Think of it! God was sending Israel on from their wilderness wanderings towards the Promised Land, a land flowing with milk and honey. He promised an angel to go before them to fight their enemies. Israel would finally be out of this never-ending desert and arrive at their Promised Land! If I were Moses, how tempting would it be to get this massive group of complaining, difficult people to their destination and be done with the struggle of leading them? How eager would I be to move from this place of total dependence and weakness to a land promised full of provision and ease? For generations, Israel would have heard of the foretold Promised Land. Would they not be jumping at the chance to get there as soon as possible?
Yet Moses’ response struck me powerfully. “Lord, if Your presence does not go with us, I would rather stay in the wilderness where You are than go to the Promised Land without You.” He was far more concerned with being with the Lord in a place of uncertainty than to go on to an easy place without Him. As recorded in verse 16, he rightfully said that it was the Lord’s presence that made Israel special, that set them apart in the earth.
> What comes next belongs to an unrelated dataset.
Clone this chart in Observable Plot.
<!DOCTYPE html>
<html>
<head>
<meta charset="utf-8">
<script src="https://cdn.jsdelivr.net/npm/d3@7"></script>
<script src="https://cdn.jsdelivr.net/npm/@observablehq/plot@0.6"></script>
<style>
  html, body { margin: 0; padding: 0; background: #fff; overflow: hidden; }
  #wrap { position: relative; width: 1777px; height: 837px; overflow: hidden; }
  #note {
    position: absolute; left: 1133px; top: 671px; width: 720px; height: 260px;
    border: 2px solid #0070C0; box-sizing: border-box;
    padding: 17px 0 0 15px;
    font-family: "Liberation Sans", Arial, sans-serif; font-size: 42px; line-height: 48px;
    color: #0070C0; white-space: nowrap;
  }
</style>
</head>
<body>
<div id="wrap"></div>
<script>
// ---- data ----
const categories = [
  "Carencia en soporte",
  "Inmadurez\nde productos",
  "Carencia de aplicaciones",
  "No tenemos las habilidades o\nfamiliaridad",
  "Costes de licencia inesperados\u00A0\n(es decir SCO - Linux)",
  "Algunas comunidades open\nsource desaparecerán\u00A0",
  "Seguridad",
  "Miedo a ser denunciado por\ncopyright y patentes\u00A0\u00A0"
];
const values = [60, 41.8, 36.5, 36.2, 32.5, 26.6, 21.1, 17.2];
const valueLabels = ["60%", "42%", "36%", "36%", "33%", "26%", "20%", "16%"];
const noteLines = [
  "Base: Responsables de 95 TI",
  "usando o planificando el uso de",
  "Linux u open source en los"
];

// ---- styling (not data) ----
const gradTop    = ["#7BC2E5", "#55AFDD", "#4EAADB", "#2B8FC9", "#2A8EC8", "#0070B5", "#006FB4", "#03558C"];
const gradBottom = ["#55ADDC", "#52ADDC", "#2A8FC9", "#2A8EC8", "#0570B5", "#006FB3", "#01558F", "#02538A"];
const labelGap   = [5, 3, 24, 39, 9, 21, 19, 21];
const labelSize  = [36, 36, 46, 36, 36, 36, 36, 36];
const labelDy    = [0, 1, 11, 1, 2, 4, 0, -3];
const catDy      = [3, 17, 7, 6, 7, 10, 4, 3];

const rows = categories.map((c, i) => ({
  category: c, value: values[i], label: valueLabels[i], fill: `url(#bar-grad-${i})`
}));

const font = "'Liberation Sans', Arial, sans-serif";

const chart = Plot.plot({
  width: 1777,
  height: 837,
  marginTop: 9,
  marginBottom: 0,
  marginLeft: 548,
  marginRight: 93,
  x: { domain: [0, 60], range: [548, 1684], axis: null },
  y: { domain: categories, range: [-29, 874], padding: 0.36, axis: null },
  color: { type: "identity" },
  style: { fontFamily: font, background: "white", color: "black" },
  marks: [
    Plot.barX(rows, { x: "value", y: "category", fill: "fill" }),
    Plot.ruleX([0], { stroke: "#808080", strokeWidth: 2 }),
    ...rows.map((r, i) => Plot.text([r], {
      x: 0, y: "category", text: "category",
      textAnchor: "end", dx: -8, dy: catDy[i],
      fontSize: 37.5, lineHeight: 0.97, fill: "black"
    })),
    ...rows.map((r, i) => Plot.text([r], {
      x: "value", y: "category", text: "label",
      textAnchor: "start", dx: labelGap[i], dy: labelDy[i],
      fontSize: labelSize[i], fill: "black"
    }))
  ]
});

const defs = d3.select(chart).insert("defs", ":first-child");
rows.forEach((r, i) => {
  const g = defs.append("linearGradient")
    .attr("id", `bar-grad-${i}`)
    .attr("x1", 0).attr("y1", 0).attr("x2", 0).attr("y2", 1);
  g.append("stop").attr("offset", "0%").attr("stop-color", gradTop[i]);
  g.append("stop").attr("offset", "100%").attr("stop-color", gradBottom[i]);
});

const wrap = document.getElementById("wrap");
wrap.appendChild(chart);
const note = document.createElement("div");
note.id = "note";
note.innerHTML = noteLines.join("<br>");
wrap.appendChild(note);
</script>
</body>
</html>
Nothing of Israel itself was exceptional. Quite the contrary. They were a fickle, whiny group of people who would receive miracles and yet crave their former slavery the moment anything got remotely hard. It was the God of Israel that made this nation exceptional! It was God’s presence! When given the choice, Moses emphatically chose to stay in the place of struggle with God’s presence as his guide than to move to a place promised for generations without Him.
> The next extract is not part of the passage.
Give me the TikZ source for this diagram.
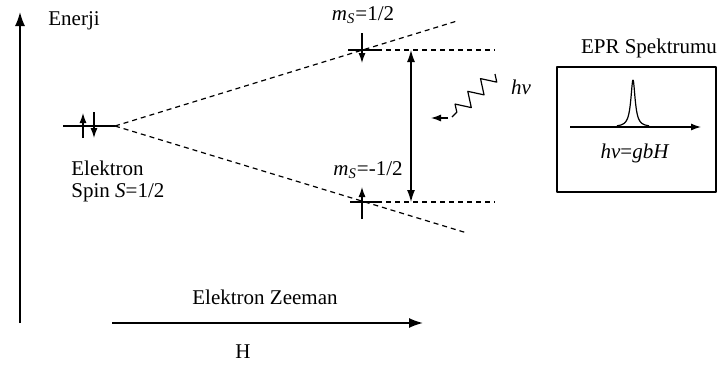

Wow! This passage has given me great pause over the past many days. Am I more focused on what I want to receive from God or on experiencing His presence in the midst of trials? What do I crave more – arriving at my “Promised Land” or being in God’s presence even if that means remaining in a wilderness? Am I defined by my situation on this earth or by my relationship and intimacy with the Living God? Think of it – the Promised Land was a good place. After all, it was promised! But Moses rightfully recognized that no matter the destination, God’s presence along the journey was of paramount importance. He would rather stay in a barren land with obstinate people and have God’s presence than go to a place of ease and freedom apart from Him.
My hope and prayer is that given the same choice, I would respond as Moses did. I certainly have not always done so in the past, eagerly awaiting reprieve from seasons of trials and wanderings. But may Exodus 33 take firm root in my heart, that I would crave God’s presence in my life above anything and everything else. Lord, I want to be where You are.